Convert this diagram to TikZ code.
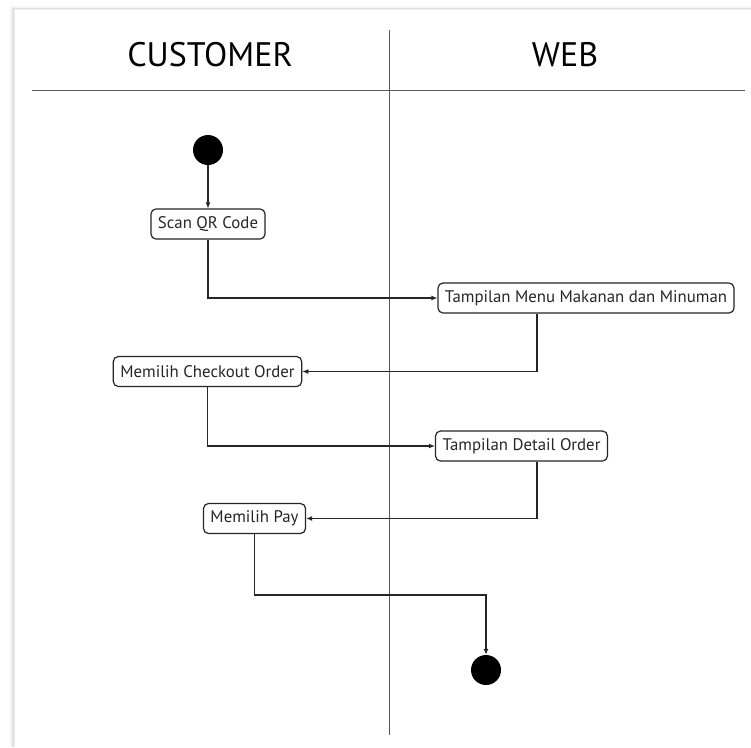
\documentclass[tikz,border=0pt]{standalone}
\usepackage{fontspec}
\setmainfont{PT Sans}
\usetikzlibrary{arrows.meta}
\begin{document}
\begin{tikzpicture}[x=1pt,y=-1pt,
  lane/.style={draw=black!65,line width=0.9pt},
  lanetitle/.style={font=\fontsize{34}{40}\selectfont},
  action/.style={draw=black!85,line width=1.2pt,rounded corners=5pt,fill=white,
    minimum height=30pt,inner xsep=7pt,inner ysep=0pt,
    font=\fontsize{16.8}{20}\selectfont,text=black!85},
  terminal/.style={circle,fill=black,minimum size=30pt,inner sep=0pt},
  flow/.style={draw=black!85,line width=1.1pt,-{Latex[length=6pt,width=5pt]}}]
  \useasboundingbox (0,0) rectangle (751,747);
  % page with a soft shadow on its top and left edges
  \fill[black!4] (10,6) rectangle (751,747);
  \fill[black!12] (12,8) rectangle (751,747);
  \fill[black!7] (14,9) rectangle (751,747);
  \fill[white] (15,10) rectangle (751,747);
  % swimlanes
  \draw[lane] (32,90) -- (745,90);
  \draw[lane] (389,30) -- (389,735);
  \node[lanetitle] (customer) at (210,55) {CUSTOMER};
  \node[lanetitle] (web) at (565,55) {WEB};
  % activities
  \node[terminal] (start) at (208,150) {};
  \node[action] (scan) at (208,224) {Scan QR Code};
  \node[action] (menu) at (586,298) {Tampilan Menu Makanan dan Minuman};
  \node[action] (checkout) at (207.5,371.5) {Memilih Checkout Order};
  \node[action] (detail) at (521.5,446) {Tampilan Detail Order};
  \node[action] (pay) at (254.5,518.5) {Memilih Pay};
  \node[terminal] (finish) at (486,670) {};
  % control flow
  \draw[flow] (start) -- (scan);
  \draw[flow] (scan.south) |- (menu.west);
  \draw[flow] ([xshift=-49pt]menu.south) |- (checkout.east);
  \draw[flow] (checkout.south) |- (detail.west);
  \draw[flow] ([xshift=15.5pt]detail.south) |- (pay.east);
  \draw[flow] (pay.south) -- (pay.south |- 0,595) -| (finish.north);
\end{tikzpicture}
\end{document}
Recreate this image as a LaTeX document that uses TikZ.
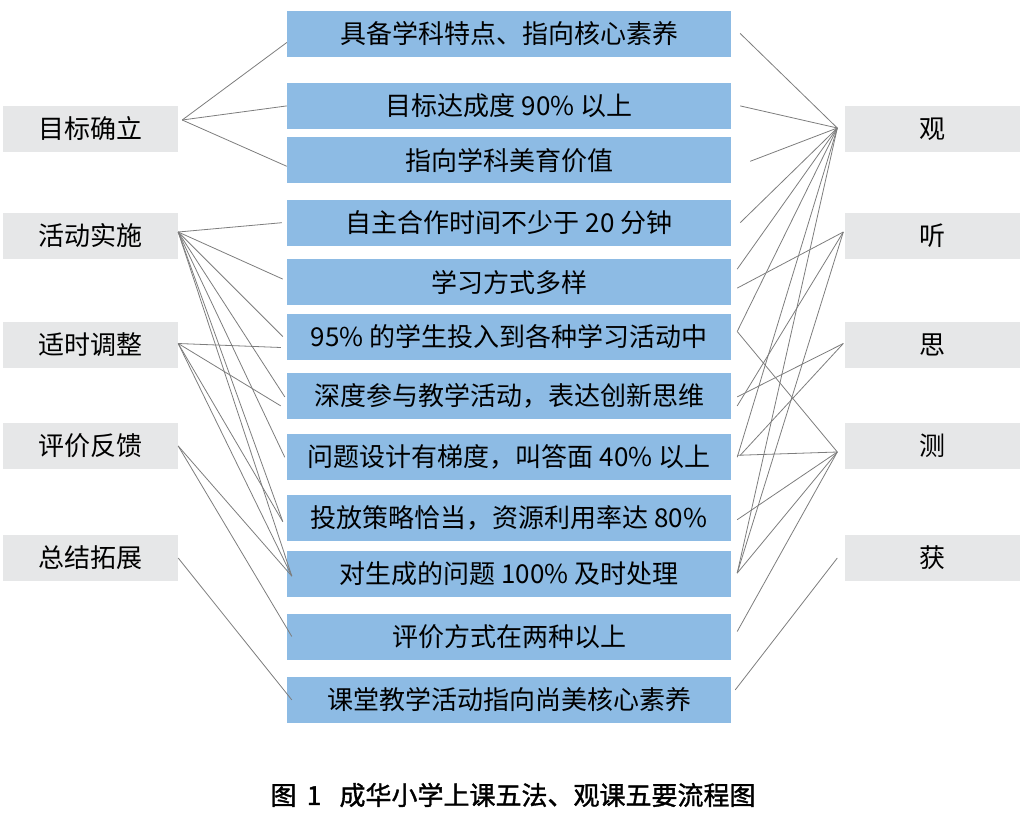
============================================================
WHAT NEEDS TO BE DONE. Reproduce all entries exactly. Pictures do not belong in the copy.

OUTPUT FOR THIS TASK.
Convert this diagram to TikZ code.
\documentclass[tikz,border=0pt]{standalone}
\usepackage{fontspec}
\setmainfont{PT Sans}
\usetikzlibrary{arrows.meta}
\begin{document}
\begin{tikzpicture}[x=1pt,y=-1pt,
  lane/.style={draw=black!65,line width=0.9pt},
  lanetitle/.style={font=\fontsize{34}{40}\selectfont},
  action/.style={draw=black!85,line width=1.2pt,rounded corners=5pt,fill=white,
    minimum height=30pt,inner xsep=7pt,inner ysep=0pt,
    font=\fontsize{16.8}{20}\selectfont,text=black!85},
  terminal/.style={circle,fill=black,minimum size=30pt,inner sep=0pt},
  flow/.style={draw=black!85,line width=1.1pt,-{Latex[length=6pt,width=5pt]}}]
  \useasboundingbox (0,0) rectangle (751,747);
  % page with a soft shadow on its top and left edges
  \fill[black!4] (10,6) rectangle (751,747);
  \fill[black!12] (12,8) rectangle (751,747);
  \fill[black!7] (14,9) rectangle (751,747);
  \fill[white] (15,10) rectangle (751,747);
  % swimlanes
  \draw[lane] (32,90) -- (745,90);
  \draw[lane] (389,30) -- (389,735);
  \node[lanetitle] (customer) at (210,55) {CUSTOMER};
  \node[lanetitle] (web) at (565,55) {WEB};
  % activities
  \node[terminal] (start) at (208,150) {};
  \node[action] (scan) at (208,224) {Scan QR Code};
  \node[action] (menu) at (586,298) {Tampilan Menu Makanan dan Minuman};
  \node[action] (checkout) at (207.5,371.5) {Memilih Checkout Order};
  \node[action] (detail) at (521.5,446) {Tampilan Detail Order};
  \node[action] (pay) at (254.5,518.5) {Memilih Pay};
  \node[terminal] (finish) at (486,670) {};
  % control flow
  \draw[flow] (start) -- (scan);
  \draw[flow] (scan.south) |- (menu.west);
  \draw[flow] ([xshift=-49pt]menu.south) |- (checkout.east);
  \draw[flow] (checkout.south) |- (detail.west);
  \draw[flow] ([xshift=15.5pt]detail.south) |- (pay.east);
  \draw[flow] (pay.south) -- (pay.south |- 0,595) -| (finish.north);
\end{tikzpicture}
\end{document}
Recreate this image as a LaTeX document that uses TikZ.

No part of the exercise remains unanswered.